### Given information
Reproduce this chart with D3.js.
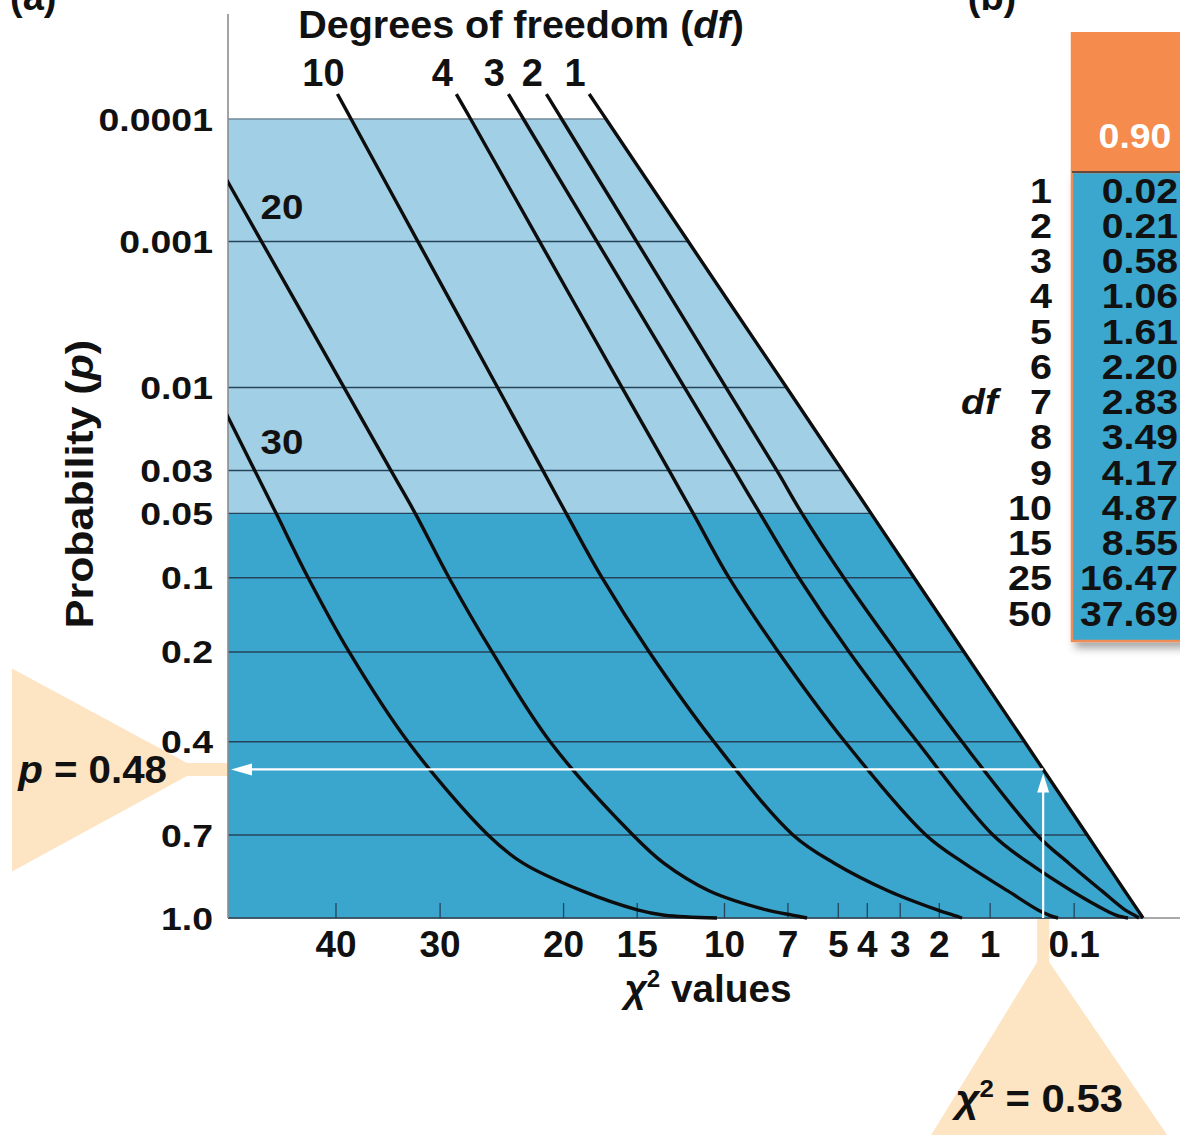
<!DOCTYPE html>
<html><head><meta charset="utf-8">
<script src="https://cdn.jsdelivr.net/npm/d3@7"></script>
<style>
html,body{margin:0;padding:0;background:#fff;}
svg{display:block;}
text{font-family:"Liberation Sans",Arial,Helvetica,sans-serif;font-weight:bold;fill:#111;}
</style></head><body>
<svg id="chart" width="1180" height="1139"></svg>
<script>
// ---------------- data ----------------
const pLevels = [0.00006, 0.0001, 0.001, 0.01, 0.03, 0.05, 0.1, 0.2, 0.4, 0.7, 0.8, 0.9, 0.97, 0.99, 1.0];
const dfCurves = [1, 2, 3, 4, 10, 20, 30];
const chi2_df1  = [18.18, 17.03, 11.95, 7.06, 4.86, 3.88, 2.62, 1.47, 0.518, 0.0441, 0.0030, -0.0092, -0.0401, -0.0527, -0.0596];
const chi2_df2  = [21.27, 20.14, 15.03, 9.92, 7.49, 6.41, 4.80, 3.11, 1.51, 0.383, 0.128, 0.0082, -0.0095, -0.0306, -0.0448];
const chi2_df3  = [24.22, 23.03, 17.64, 12.16, 9.50, 8.26, 6.54, 4.61, 2.54, 0.954, 0.461, 0.1125, 0.0042, -0.0009, -0.0149];
const chi2_df4  = [28.57, 27.34, 21.78, 15.97, 13.06, 11.68, 9.77, 7.42, 4.76, 2.32, 1.461, 0.733, 0.373, 0.267, 0.200];
const chi2_df10 = [39.85, 38.46, 32.01, 25.09, 21.54, 19.81, 17.30, 14.25, 10.55, 6.785, 5.13, 3.34, 2.045, 1.681, 1.51];
const chi2_df20 = [57.89, 56.16, 48.03, 39.17, 34.55, 32.26, 29.21, 25.54, 20.99, 15.27, 13.35, 10.79, 7.955, 6.764, 6.20];
const chi2_df30 = [null, null, null, 53.63, 48.81, 46.40, 42.92, 38.66, 32.93, 25.88, 23.03, 18.67, 14.98, 13.33, 10.39];

const pTicks = [0.0001, 0.001, 0.01, 0.03, 0.05, 0.1, 0.2, 0.4, 0.7, 1.0];
const pTickLabels = ["0.0001", "0.001", "0.01", "0.03", "0.05", "0.1", "0.2", "0.4", "0.7", "1.0"];
const chi2Ticks = [40, 30, 20, 15, 10, 7, 5, 4, 3, 2, 1, 0.1];
const pSignificance = 0.05;
const pObserved = 0.48;
const chi2Observed = 0.53;

const tableDf = [1, 2, 3, 4, 5, 6, 7, 8, 9, 10, 15, 25, 50];
const tableChi2 = [0.02, 0.21, 0.58, 1.06, 1.61, 2.20, 2.83, 3.49, 4.17, 4.87, 8.55, 16.47, 37.69];
const tableP = 0.90;

// ---------------- helpers ----------------
function normInv(p){
  const a=[-3.969683028665376e+01,2.209460984245205e+02,-2.759285104469687e+02,1.383577518672690e+02,-3.066479806614716e+01,2.506628277459239e+00];
  const b=[-5.447609879822406e+01,1.615858368580409e+02,-1.556989798598866e+02,6.680131188771972e+01,-1.328068155288572e+01];
  const c=[-7.784894002430293e-03,-3.223964580411365e-01,-2.400758277161838e+00,-2.549732539343734e+00,4.374664141464968e+00,2.938163982698783e+00];
  const d=[7.784695709041462e-03,3.224671290700398e-01,2.445134137142996e+00,3.754408661907416e+00];
  const pl=0.02425, ph=1-pl; let q,r;
  if(p<pl){q=Math.sqrt(-2*Math.log(p));return (((((c[0]*q+c[1])*q+c[2])*q+c[3])*q+c[4])*q+c[5])/((((d[0]*q+d[1])*q+d[2])*q+d[3])*q+1);}
  if(p<=ph){q=p-0.5;r=q*q;return (((((a[0]*r+a[1])*r+a[2])*r+a[3])*r+a[4])*r+a[5])*q/(((((b[0]*r+b[1])*r+b[2])*r+b[3])*r+b[4])*r+1);}
  q=Math.sqrt(-2*Math.log(1-p));return -(((((c[0]*q+c[1])*q+c[2])*q+c[3])*q+c[4])*q+c[5])/((((d[0]*q+d[1])*q+d[2])*q+d[3])*q+1);
}
const zOf = p => (p >= 1 ? 0 : normInv(1 - p / 2));

// ---------------- layout & scales ----------------
const W = 1180, H = 1139;
const plotLeft = 228, plotBottom = 918, plotTop = 119;
const x = d3.scalePow().exponent(0.5).domain([0, 40]).range([1113, 336]);
const yz = d3.scaleLinear().domain([0, zOf(0.7), zOf(0.0001)]).range([plotBottom, 835, plotTop]);
const y = p => yz(zOf(p));

const C = {
  light: "#a0cfe6", dark: "#3aa6ce", grid: "#25435a", curve: "#0d0d0d",
  peach: "#fde4c3", orange: "#f58b4c", axisGray: "#8c8c8c"
};

const svg = d3.select("#chart");
const defs = svg.append("defs");
defs.append("clipPath").attr("id", "plotClip").append("rect")
  .attr("x", plotLeft).attr("y", 0).attr("width", W - plotLeft).attr("height", H);
const shadow = defs.append("filter").attr("id", "shadow").attr("x", "-20%").attr("y", "-20%").attr("width", "150%").attr("height", "150%");
shadow.append("feDropShadow").attr("dx", 4).attr("dy", 6).attr("stdDeviation", 4).attr("flood-color", "#000").attr("flood-opacity", 0.35);

function label(parent, px, py, parts, o = {}) {
  const g = parent.append("g").attr("transform",
    `translate(${px},${py})` + (o.rotate ? ` rotate(${o.rotate})` : "") + ` scale(${o.sx || 1},1)`);
  const t = g.append("text").attr("text-anchor", o.anchor || "start").attr("font-size", o.size || 32);
  if (o.dy) t.attr("dy", o.dy);
  if (o.fill) t.style("fill", o.fill);
  (Array.isArray(parts) ? parts : [parts]).forEach(s => {
    const sp = typeof s === "string" ? { t: s } : s;
    const ts = t.append("tspan").text(sp.t);
    if (sp.italic) ts.attr("font-style", "italic");
    if (sp.sup) ts.attr("font-size", "0.62em").attr("dy", "-0.62em");
    if (sp.after) ts.attr("dy", "0.385em");
  });
  return t;
}
function xAtY(pts, yy) {
  for (let i = 0; i < pts.length - 1; i++) {
    const [x0, y0] = pts[i], [x1, y1] = pts[i + 1];
    if ((yy - y0) * (yy - y1) <= 0) { const t = (yy - y0) / ((y1 - y0) || 1); return x0 + t * (x1 - x0); }
  }
  return pts[pts.length - 1][0];
}
function yAtX(pts, xx) {
  for (let i = 0; i < pts.length - 1; i++) {
    const [x0, y0] = pts[i], [x1, y1] = pts[i + 1];
    if ((xx - x0) * (xx - x1) <= 0) { const t = (xx - x0) / ((x1 - x0) || 1); return y0 + t * (y1 - y0); }
  }
  return pts[0][1];
}

// ---------------- curve data ----------------
const series = [chi2_df1, chi2_df2, chi2_df3, chi2_df4, chi2_df10, chi2_df20, chi2_df30];
const curves = dfCurves.map((df, i) => ({
  df,
  pts: pLevels.map((p, j) => ({ p, c: series[i][j] })).filter(d => d.c !== null)
}));
const px = d => [x(d.c), y(d.p)];
const edge = curves[0].pts.map(px);           // df = 1 boundary line
const yObs = y(pObserved);
const xObs = xAtY(edge, yObs);

// ---------------- callout shapes (behind) ----------------
const gCall = svg.append("g");
gCall.append("polygon").attr("fill", C.peach).attr("points", [
  [plotLeft, yObs - 6.5], [plotLeft - 41, yObs - 6.5], [plotLeft - 216, yObs - 101],
  [plotLeft - 216, yObs + 102], [plotLeft - 41, yObs + 6.5], [plotLeft, yObs + 6.5]
].map(d => d.join(",")).join(" "));
gCall.append("polygon").attr("fill", C.peach).attr("points", [
  [xObs - 6, plotBottom], [xObs + 6, plotBottom], [xObs + 6, plotBottom + 44],
  [xObs + 124, 1135], [xObs - 112, 1135], [xObs - 6, plotBottom + 44]
].map(d => d.join(",")).join(" "));

// ---------------- shaded regions ----------------
const lightPts = [[plotLeft, y(0.0001)], ...curves[0].pts.filter(d => d.p >= 0.0001 && d.p <= pSignificance).map(px), [plotLeft, y(pSignificance)]];
const darkPts = [[plotLeft, y(pSignificance)], ...curves[0].pts.filter(d => d.p >= pSignificance).map(px), [plotLeft, y(1)]];
svg.append("polygon").attr("fill", C.light).attr("points", lightPts.map(d => d.join(",")).join(" "));
svg.append("polygon").attr("fill", C.dark).attr("points", darkPts.map(d => d.join(",")).join(" "));

// ---------------- grid lines ----------------
const gGrid = svg.append("g");
pTicks.forEach(p => {
  const yy = y(p);
  const xe = p >= 1 ? W : xAtY(edge, yy);
  gGrid.append("line").attr("x1", plotLeft).attr("x2", xe).attr("y1", yy).attr("y2", yy)
    .attr("stroke", p === 0.0001 ? "#6f8898" : (p >= 1 ? C.axisGray : C.grid)).attr("stroke-width", p >= 1 ? 1.6 : 1.4);
});
gGrid.append("line").attr("x1", plotLeft).attr("x2", x(chi2_df1[chi2_df1.length - 1])).attr("y1", y(1)).attr("y2", y(1))
  .attr("stroke", C.grid).attr("stroke-width", 1.6);
svg.append("line").attr("x1", plotLeft).attr("x2", plotLeft).attr("y1", 14).attr("y2", plotBottom)
  .attr("stroke", C.axisGray).attr("stroke-width", 1.6);

// x tick marks
svg.append("g").selectAll("line").data(chi2Ticks).join("line")
  .attr("x1", d => x(d)).attr("x2", d => x(d)).attr("y1", plotBottom).attr("y2", plotBottom - 15)
  .attr("stroke", C.grid).attr("stroke-width", 1.3);

// ---------------- curves ----------------
const line = d3.line().x(d => x(d.c)).y(d => y(d.p)).curve(d3.curveCatmullRom.alpha(0.5));
svg.append("g").attr("clip-path", "url(#plotClip)").selectAll("path").data(curves).join("path")
  .attr("d", d => line(d.pts)).attr("fill", "none").attr("stroke", C.curve).attr("stroke-width", 3.4);

// ---------------- observed-value arrows ----------------
const gArr = svg.append("g");
gArr.append("line").attr("x1", xObs).attr("x2", plotLeft + 20).attr("y1", yObs).attr("y2", yObs)
  .attr("stroke", "#fff").attr("stroke-width", 2.2);
gArr.append("polygon").attr("fill", "#fff").attr("points",
  [[plotLeft + 3, yObs], [plotLeft + 24, yObs - 6], [plotLeft + 24, yObs + 6]].map(d => d.join(",")).join(" "));
gArr.append("line").attr("x1", xObs).attr("x2", xObs).attr("y1", plotBottom).attr("y2", yObs + 20)
  .attr("stroke", "#fff").attr("stroke-width", 2.2);
gArr.append("polygon").attr("fill", "#fff").attr("points",
  [[xObs, yObs + 4], [xObs - 6, yObs + 23], [xObs + 6, yObs + 23]].map(d => d.join(",")).join(" "));

// ---------------- texts ----------------
const gT = svg.append("g");
label(gT, 10, 10, "(a)", { size: 38 });
label(gT, 992, 10, "(b)", { size: 38, anchor: "middle" });
label(gT, 521, 38, ["Degrees of freedom (", { t: "df", italic: true }, ")"], { size: 38, anchor: "middle", sx: 1.04 });

// df labels
curves.forEach(cv => {
  const pts = cv.pts.map(px);
  if (pts[0][0] >= plotLeft) {
    label(gT, pts[0][0] - 14, pts[0][1] - 8, String(cv.df), { size: 38, anchor: "middle" });
  } else {
    const ye = yAtX(pts, plotLeft);
    label(gT, plotLeft + 54, ye + 24, String(cv.df), { size: 35, anchor: "middle", sx: 1.1, dy: "0.36em" });
  }
});

// y tick labels
pTicks.forEach((p, i) => label(gT, 213, y(p), pTickLabels[i], { size: 32, anchor: "end", sx: 1.17, dy: "0.36em" }));
label(gT, 93, 484, ["Probability (", { t: "p", italic: true }, ")"], { size: 39, anchor: "middle", sx: 1.1, rotate: -90 });

// x tick labels
chi2Ticks.forEach(v => label(gT, x(v), 957, String(v), { size: 37, anchor: "middle" }));
label(gT, 708, 1002, [{ t: "χ", italic: true }, { t: "2", sup: true }, { t: " values", after: true }], { size: 38, anchor: "middle", sx: 1.02 });

// callout labels
label(gT, plotLeft - 61, yObs, [{ t: "p", italic: true }, " = " + pObserved.toFixed(2)], { size: 38, anchor: "end", sx: 1.06, dy: "0.36em" });
label(gT, xObs - 4, 1112, [{ t: "χ", italic: true }, { t: "2", sup: true }, { t: " = " + chi2Observed.toFixed(2), after: true }], { size: 38, anchor: "middle", sx: 1.1 });

// ---------------- table (b) ----------------
const tX = 1072, tRight = 1180, headTop = 32, headBottom = 172, bodyBottom = 641;
const rowY = d3.scalePoint().domain(tableDf).range([190, 613]);
const gTab = svg.append("g");
gTab.append("rect").attr("x", tX).attr("y", headBottom).attr("width", tRight - tX + 10).attr("height", bodyBottom - headBottom)
  .attr("fill", C.dark).attr("stroke", "#ee8d58").attr("stroke-width", 2.5).attr("filter", "url(#shadow)");
gTab.append("rect").attr("x", tX - 1.25).attr("y", headTop).attr("width", tRight - tX + 10).attr("height", headBottom - headTop)
  .attr("fill", C.orange);
gTab.append("line").attr("x1", tX).attr("x2", tRight).attr("y1", headBottom).attr("y2", headBottom)
  .attr("stroke", "#333").attr("stroke-width", 1.5);
label(gTab, 1135, 135, tableP.toFixed(2), { size: 35, anchor: "middle", sx: 1.07, dy: "0.36em", fill: "#fff" });
tableDf.forEach((df, i) => {
  label(gTab, 1052, rowY(df), String(df), { size: 35, anchor: "end", sx: 1.13, dy: "0.36em" });
  label(gTab, 1178, rowY(df), tableChi2[i].toFixed(2), { size: 35, anchor: "end", sx: 1.12, dy: "0.36em" });
});
label(gTab, 998, rowY(7), [{ t: "df", italic: true }], { size: 35, anchor: "end", sx: 1.12, dy: "0.36em" });
</script>
</body></html>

### Stated exercise
Where a line in the material contains "chart", copy that line.

### Task solution
Reproduce this chart with D3.js.
<svg id="chart" width="1180" height="1139"></svg>
const svg = d3.select("#chart");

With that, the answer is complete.